I want the CHC to break down these silos to create an inclusive space that not only fosters innovation and inclusion but also creates the opportunity and platform for the responsible management that companies need to invest, operate, and grow.
It’s always been important to me to problem solve, share my voice, and address the obvious. What’s obvious to me is that we have some of the finest health systems, institutions of higher learning, clinicians, administrators, advocates, researchers, innovators, foundations, disruptors, and community representatives in the state. My opportunity is to cull all those resources to inform and support improving outcomes of health in the state. I’d like to diminish the barriers and silos that exist in the health ecosystem and support the region’s growth and service to the community.
The CHC is located in Connecticut’s capital city—strong capital cities allow for growth across the state. From being in the middle of policy at the Centers for Medicare & Medicaid Services (CMS), I have an understanding about how policy influences innovation, business operations, and health outcomes. Connecticut, for such a small state in geographic size, has assets we should utilize for the benefit of the community.
Regulators, politicians, insurers, decision makers, foundations, advocates, and influencers are all located in the Hartford Region. Without a strong capital city, the state’s economic development, workforce development, and innovation may not move the way it should move. So, I wanted to have a seat at the table in the room where the decision makers are.
I think success in this role will be based on three things. First my ability to relate to empathize with people about how the system does and doesn’t currently work for them. Next it will be about my ability to communicate clearly so people can understand and trust the messages I’m sharing with them. Last, and maybe most importantly, I’ll need to be bold, direct, and relatively uncompromising in the pursuit of my goals.
NAN: In what ways do you see Connecticut excelling in healthcare? Where are there challenges and how can we best address those challenges?
DAWN: Connecticut excels in healthcare due to the amalgam of innovation and education. Our state has higher learning institutions that focus on research and research centers and innovation centers within them. Connecticut has biomedical technology that’s blooming.
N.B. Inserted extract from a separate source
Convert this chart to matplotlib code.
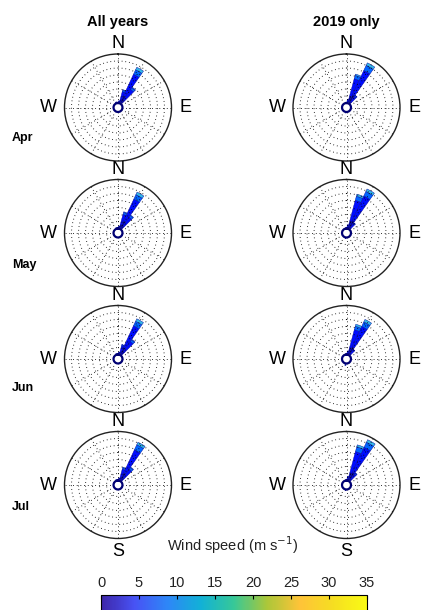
import numpy as np
import matplotlib
matplotlib.use("Agg")
import matplotlib.pyplot as plt
from matplotlib.colors import LinearSegmentedColormap, Normalize
from matplotlib.cm import ScalarMappable

plt.rcParams['font.family'] = ['Liberation Sans', 'DejaVu Sans']

# wind rose data: frequency (%) per direction bin, split by speed class
months = ["Apr", "May", "Jun", "Jul"]
columns = ["All years", "2019 only"]
speed_edges = [0, 2, 6, 10, 14]
speed_colors = [(0.0, 0.0, 0.6), (0.0, 0.05, 1.0), (0.0, 0.4, 1.0), (0.2, 0.72, 0.9)]

dirs_all = [340, 10, 20, 30, 40]
dirs_2019 = [190, 10, 20, 30, 40]

apr_all = [[0.5, 0.3, 0.0, 0.2], [0.5, 0.8, 0.2, 0.0], [2.5, 6.0, 1.0, 0.5],
           [6.0, 17.0, 3.5, 2.0], [3.5, 9.0, 1.5, 0.5]]
apr_2019 = [[0.3, 0.3, 0.0, 0.2], [0.8, 1.4, 0.3, 0.0], [5.0, 13.0, 2.5, 1.0],
            [7.0, 19.0, 4.0, 2.0], [2.0, 4.5, 0.8, 0.2]]
may_all = [[0.3, 0.3, 0.0, 0.2], [0.6, 1.0, 0.2, 0.0], [3.0, 7.5, 1.5, 0.5],
           [6.5, 17.0, 3.5, 2.0], [3.0, 7.5, 1.5, 0.5]]
may_2019 = [[0.3, 0.3, 0.0, 0.2], [0.8, 1.5, 0.3, 0.0], [6.0, 15.0, 3.0, 1.5],
            [7.0, 19.0, 3.5, 2.0], [1.5, 3.5, 0.6, 0.2]]
jun_all = [[0.3, 0.3, 0.0, 0.2], [0.5, 0.8, 0.2, 0.0], [2.0, 4.5, 0.8, 0.2],
           [6.0, 17.0, 3.5, 2.0], [3.5, 8.5, 1.5, 0.5]]
jun_2019 = [[0.5, 0.3, 0.3, 0.4], [0.8, 1.4, 0.3, 0.0], [5.0, 13.5, 2.5, 1.5],
            [6.5, 16.0, 3.5, 2.0], [1.5, 3.0, 0.5, 0.2]]
jul_all = [[0.3, 0.3, 0.0, 0.2], [0.6, 1.0, 0.2, 0.0], [2.5, 6.0, 1.0, 0.5],
           [6.5, 18.0, 4.0, 2.0], [3.0, 7.5, 1.5, 0.5]]
jul_2019 = [[0.3, 0.3, 0.0, 0.2], [1.0, 1.5, 0.3, 0.0], [6.0, 15.5, 3.5, 1.5],
            [7.0, 19.5, 4.0, 2.0], [2.0, 4.5, 0.8, 0.2]]

panels = [[apr_all, apr_2019], [may_all, may_2019],
          [jun_all, jun_2019], [jul_all, jul_2019]]
panel_dirs = [dirs_all, dirs_2019]

# parula-like colormap for the colorbar
parula = LinearSegmentedColormap.from_list("parula", [
    (0.2422, 0.1504, 0.6603), (0.2810, 0.3228, 0.9579), (0.1786, 0.5289, 0.9682),
    (0.0689, 0.6948, 0.8394), (0.2161, 0.7843, 0.5923), (0.6720, 0.7793, 0.2227),
    (0.9970, 0.7659, 0.2199), (0.9626, 0.8705, 0.1309), (0.9769, 0.9839, 0.0805)])

W, H = 422, 610
fig = plt.figure(figsize=(W / 100, H / 100), dpi=100)

R = 53.5
hole = 3.2
rmax = 35 + hole
cxs = [118, 346.5]
cys = [107.5, 233, 359, 485]
label_ys = [138, 265, 388, 507]

for i, row in enumerate(panels):
    for j, data in enumerate(row):
        cx, cy = cxs[j], cys[i]
        ax = fig.add_axes([(cx - R) / W, 1 - (cy + R) / H, 2 * R / W, 2 * R / H],
                          projection='polar')
        ax.set_theta_zero_location('N')
        ax.set_theta_direction(-1)
        ax.set_ylim(0, rmax)
        ax.grid(False)
        ax.set_xticks([])
        ax.set_yticks([])
        ax.spines['polar'].set_color('#222222')
        ax.spines['polar'].set_linewidth(1.0)
        ax.patch.set_alpha(0)

        theta = np.deg2rad(panel_dirs[j])
        bottom = np.full(len(theta), hole)
        vals = np.array(data)
        for k in range(vals.shape[1]):
            ax.bar(theta, vals[:, k], width=np.deg2rad(10), bottom=bottom,
                   color=speed_colors[k], edgecolor=(0, 0, 0.6), linewidth=0.3, zorder=2)
            bottom = bottom + vals[:, k]

        t = np.linspace(0, 2 * np.pi, 360)
        for rr in range(5, 35, 5):
            ax.plot(t, np.full_like(t, rr + hole), color='black', lw=0.7,
                    dashes=(0.8, 3.0), zorder=3)
        for a in range(0, 360, 30):
            ax.plot([np.deg2rad(a)] * 2, [hole, rmax], color='black', lw=0.7,
                    dashes=(0.8, 3.0), zorder=3)
        ax.fill(t, np.full_like(t, hole), color='white', zorder=4)
        ax.plot(t, np.full_like(t, hole), color=(0, 0, 0.45), lw=1.6, zorder=5)

        fs = 13
        fig.text(cx / W, 1 - (cy - R - 10.5) / H, "N", ha='center', va='center', fontsize=fs)
        fig.text((cx + R + 14) / W, 1 - cy / H, "E", ha='center', va='center', fontsize=fs)
        fig.text((cx - R - 16) / W, 1 - cy / H, "W", ha='center', va='center', fontsize=fs)
        if i == len(panels) - 1:
            fig.text(cx / W, 1 - (cy + R + 13.5) / H, "S", ha='center', va='center', fontsize=fs)

    fig.text(12 / W, 1 - label_ys[i] / H, months[i], ha='left', va='center',
             fontsize=9, fontweight='bold')

for j, title in enumerate(columns):
    fig.text(cxs[j] / W, 1 - 22 / H, title, ha='center', va='center',
             fontsize=10.5, fontweight='bold')

cax = fig.add_axes([101 / W, 1 - 618 / H, 266 / W, 23 / H])
sm = ScalarMappable(norm=Normalize(0, 35), cmap=parula)
cb = fig.colorbar(sm, cax=cax, orientation='horizontal')
cb.set_ticks(range(0, 40, 5))
cax.xaxis.set_ticks_position('top')
cax.xaxis.set_label_position('top')
cax.tick_params(direction='in', length=3, labelsize=10.5, colors='black', labelcolor='#222222')
cb.outline.set_linewidth(0.8)
fig.text(233 / W, 1 - 545 / H, "Wind speed (m s$^{-1}$)", ha='center', va='center',
         fontsize=10.5, color='#222222')

fig.savefig("out.png", dpi=100)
We also have workforce development. And, increasing and improving health and wellness is workforce development.
And then, of course, Connecticut has insurers and care delivery systems—not just hospitals, but systems throughout the state that encompass the full continuum of care, inpatient and ambulatory, from behavioral to physical to long-term care, across a person’s lifespan.
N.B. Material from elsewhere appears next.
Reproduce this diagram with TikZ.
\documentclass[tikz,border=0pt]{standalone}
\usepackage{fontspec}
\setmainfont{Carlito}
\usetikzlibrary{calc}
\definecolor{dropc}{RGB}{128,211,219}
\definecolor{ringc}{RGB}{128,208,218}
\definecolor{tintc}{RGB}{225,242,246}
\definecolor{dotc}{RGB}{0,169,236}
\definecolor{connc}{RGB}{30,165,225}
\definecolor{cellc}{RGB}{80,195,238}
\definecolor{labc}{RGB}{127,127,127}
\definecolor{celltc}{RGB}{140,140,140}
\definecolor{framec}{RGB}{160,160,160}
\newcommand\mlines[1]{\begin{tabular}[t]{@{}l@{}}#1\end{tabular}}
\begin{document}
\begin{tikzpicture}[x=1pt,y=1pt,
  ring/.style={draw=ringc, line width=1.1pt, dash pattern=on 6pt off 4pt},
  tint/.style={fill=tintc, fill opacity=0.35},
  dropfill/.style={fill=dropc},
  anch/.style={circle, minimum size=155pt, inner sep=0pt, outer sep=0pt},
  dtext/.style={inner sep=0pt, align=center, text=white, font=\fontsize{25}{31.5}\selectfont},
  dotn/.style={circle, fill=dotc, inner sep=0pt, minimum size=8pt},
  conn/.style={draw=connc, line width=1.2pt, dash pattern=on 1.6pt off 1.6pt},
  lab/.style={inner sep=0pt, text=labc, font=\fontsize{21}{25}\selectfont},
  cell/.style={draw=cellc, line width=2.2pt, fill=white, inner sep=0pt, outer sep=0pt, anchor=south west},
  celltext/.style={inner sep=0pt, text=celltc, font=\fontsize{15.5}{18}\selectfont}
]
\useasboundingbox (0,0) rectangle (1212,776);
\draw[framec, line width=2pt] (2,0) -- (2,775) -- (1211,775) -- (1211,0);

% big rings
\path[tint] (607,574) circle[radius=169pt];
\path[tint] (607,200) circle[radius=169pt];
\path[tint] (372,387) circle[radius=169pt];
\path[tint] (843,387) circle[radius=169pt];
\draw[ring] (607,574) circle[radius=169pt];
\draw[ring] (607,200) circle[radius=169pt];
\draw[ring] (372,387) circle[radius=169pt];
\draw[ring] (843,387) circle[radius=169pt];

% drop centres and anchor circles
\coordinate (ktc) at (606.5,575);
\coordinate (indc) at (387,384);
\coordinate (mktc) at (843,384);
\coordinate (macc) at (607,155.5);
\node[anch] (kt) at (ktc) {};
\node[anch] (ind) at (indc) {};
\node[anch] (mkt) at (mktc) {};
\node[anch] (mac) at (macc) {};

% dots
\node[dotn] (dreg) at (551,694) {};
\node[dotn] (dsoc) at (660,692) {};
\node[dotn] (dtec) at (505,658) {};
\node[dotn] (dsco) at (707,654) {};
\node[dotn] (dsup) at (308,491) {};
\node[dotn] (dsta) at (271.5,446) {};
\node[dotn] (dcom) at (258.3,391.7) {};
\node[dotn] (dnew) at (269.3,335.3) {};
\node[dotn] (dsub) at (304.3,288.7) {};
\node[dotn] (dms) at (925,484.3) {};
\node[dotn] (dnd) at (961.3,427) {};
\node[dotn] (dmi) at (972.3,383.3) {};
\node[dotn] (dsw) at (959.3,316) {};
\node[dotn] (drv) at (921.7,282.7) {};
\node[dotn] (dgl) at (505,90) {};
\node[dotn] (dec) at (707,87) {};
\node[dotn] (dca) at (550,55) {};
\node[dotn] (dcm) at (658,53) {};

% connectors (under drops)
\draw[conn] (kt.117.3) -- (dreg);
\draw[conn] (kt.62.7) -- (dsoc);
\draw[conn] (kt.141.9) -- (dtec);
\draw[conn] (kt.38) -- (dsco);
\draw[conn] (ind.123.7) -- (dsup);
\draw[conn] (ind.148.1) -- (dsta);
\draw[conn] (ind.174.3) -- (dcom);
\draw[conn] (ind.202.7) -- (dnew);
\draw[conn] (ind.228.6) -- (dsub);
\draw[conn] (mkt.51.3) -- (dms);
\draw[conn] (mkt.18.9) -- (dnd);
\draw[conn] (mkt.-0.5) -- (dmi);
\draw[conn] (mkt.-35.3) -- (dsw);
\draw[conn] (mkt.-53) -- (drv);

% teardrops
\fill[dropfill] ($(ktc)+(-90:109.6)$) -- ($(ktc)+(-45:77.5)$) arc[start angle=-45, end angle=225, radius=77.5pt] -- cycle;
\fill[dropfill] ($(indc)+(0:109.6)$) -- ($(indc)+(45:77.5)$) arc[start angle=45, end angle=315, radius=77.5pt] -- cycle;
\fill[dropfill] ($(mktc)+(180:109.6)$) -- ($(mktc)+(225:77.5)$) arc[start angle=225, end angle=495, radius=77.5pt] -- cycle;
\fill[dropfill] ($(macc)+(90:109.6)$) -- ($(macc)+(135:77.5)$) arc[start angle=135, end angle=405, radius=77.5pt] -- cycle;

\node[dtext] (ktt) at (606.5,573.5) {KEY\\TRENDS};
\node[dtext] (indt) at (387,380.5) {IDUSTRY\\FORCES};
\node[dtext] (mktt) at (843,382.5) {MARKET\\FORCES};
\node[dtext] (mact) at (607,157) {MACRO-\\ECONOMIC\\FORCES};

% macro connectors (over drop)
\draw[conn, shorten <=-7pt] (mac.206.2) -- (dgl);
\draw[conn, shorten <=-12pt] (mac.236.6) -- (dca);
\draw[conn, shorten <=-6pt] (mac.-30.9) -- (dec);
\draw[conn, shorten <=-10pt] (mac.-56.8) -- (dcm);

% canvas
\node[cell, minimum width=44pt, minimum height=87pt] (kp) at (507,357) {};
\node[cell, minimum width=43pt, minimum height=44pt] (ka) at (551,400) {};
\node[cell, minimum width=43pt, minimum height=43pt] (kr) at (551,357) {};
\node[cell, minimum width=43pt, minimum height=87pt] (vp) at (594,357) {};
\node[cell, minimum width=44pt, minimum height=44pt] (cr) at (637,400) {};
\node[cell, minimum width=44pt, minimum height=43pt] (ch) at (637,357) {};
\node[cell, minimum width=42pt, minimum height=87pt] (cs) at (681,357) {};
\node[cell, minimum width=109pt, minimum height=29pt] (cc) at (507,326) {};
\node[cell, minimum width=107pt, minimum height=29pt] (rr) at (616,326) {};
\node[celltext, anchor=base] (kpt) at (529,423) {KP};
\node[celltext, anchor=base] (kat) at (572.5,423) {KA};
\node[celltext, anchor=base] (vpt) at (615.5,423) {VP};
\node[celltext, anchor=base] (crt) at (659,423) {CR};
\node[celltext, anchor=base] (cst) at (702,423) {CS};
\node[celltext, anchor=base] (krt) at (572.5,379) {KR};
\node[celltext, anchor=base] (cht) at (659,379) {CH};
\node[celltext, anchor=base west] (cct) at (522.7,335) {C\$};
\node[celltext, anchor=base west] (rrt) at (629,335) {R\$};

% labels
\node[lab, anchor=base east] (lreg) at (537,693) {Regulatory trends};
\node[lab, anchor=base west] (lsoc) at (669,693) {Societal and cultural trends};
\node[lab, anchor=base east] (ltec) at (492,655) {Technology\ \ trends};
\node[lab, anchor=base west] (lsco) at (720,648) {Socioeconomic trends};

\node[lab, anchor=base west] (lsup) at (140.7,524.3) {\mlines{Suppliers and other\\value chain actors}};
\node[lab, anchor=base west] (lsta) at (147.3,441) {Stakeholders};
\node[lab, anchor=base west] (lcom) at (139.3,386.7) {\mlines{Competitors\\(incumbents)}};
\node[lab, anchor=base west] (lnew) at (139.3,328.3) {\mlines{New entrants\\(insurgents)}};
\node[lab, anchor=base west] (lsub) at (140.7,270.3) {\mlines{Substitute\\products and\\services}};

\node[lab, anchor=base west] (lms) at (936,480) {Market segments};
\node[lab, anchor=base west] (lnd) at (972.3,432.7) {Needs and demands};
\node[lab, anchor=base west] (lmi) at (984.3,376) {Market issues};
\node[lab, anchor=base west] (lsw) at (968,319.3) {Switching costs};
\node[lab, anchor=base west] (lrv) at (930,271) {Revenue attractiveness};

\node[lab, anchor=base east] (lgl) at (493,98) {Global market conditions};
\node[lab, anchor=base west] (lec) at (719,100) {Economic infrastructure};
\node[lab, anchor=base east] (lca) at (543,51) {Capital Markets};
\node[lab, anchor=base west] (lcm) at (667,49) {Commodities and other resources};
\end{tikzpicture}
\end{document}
I think Connecticut has the opportunity to align with all the organizations: healthcare institutions, vendors, contributors, and supporters of health delivery—not just healthcare delivery—to push this region forward. When we compare ourselves to other regions or states, I don’t know that we’re showing the bounty of all we have to offer.
Access is another big issue where I think Connecticut has an opportunity to deliver. And then advocacy. And when I say “advocacy,” it’s not just patient advocacy; it’s advocating for businesses, the workforce, and vulnerable populations. For healthcare and health to work, it has to be aligned with the consumers of health, and those consumers could be another business or anyone in the ecosystem.
Also, when I say “advocacy,” it’s pushing for good Medicaid policy and good innovative equitable health policy and ensuring our ecosystem is also supporting businesses that want to come to the area—letting them know how much we have to offer from great places to live to access to quality education, so they can enjoy their lives here in Connecticut. So, as straightforward as the CHC can be, it actually has the opportunity to cover more ground if chooses to, which can help improve healthcare in Connecticut overall.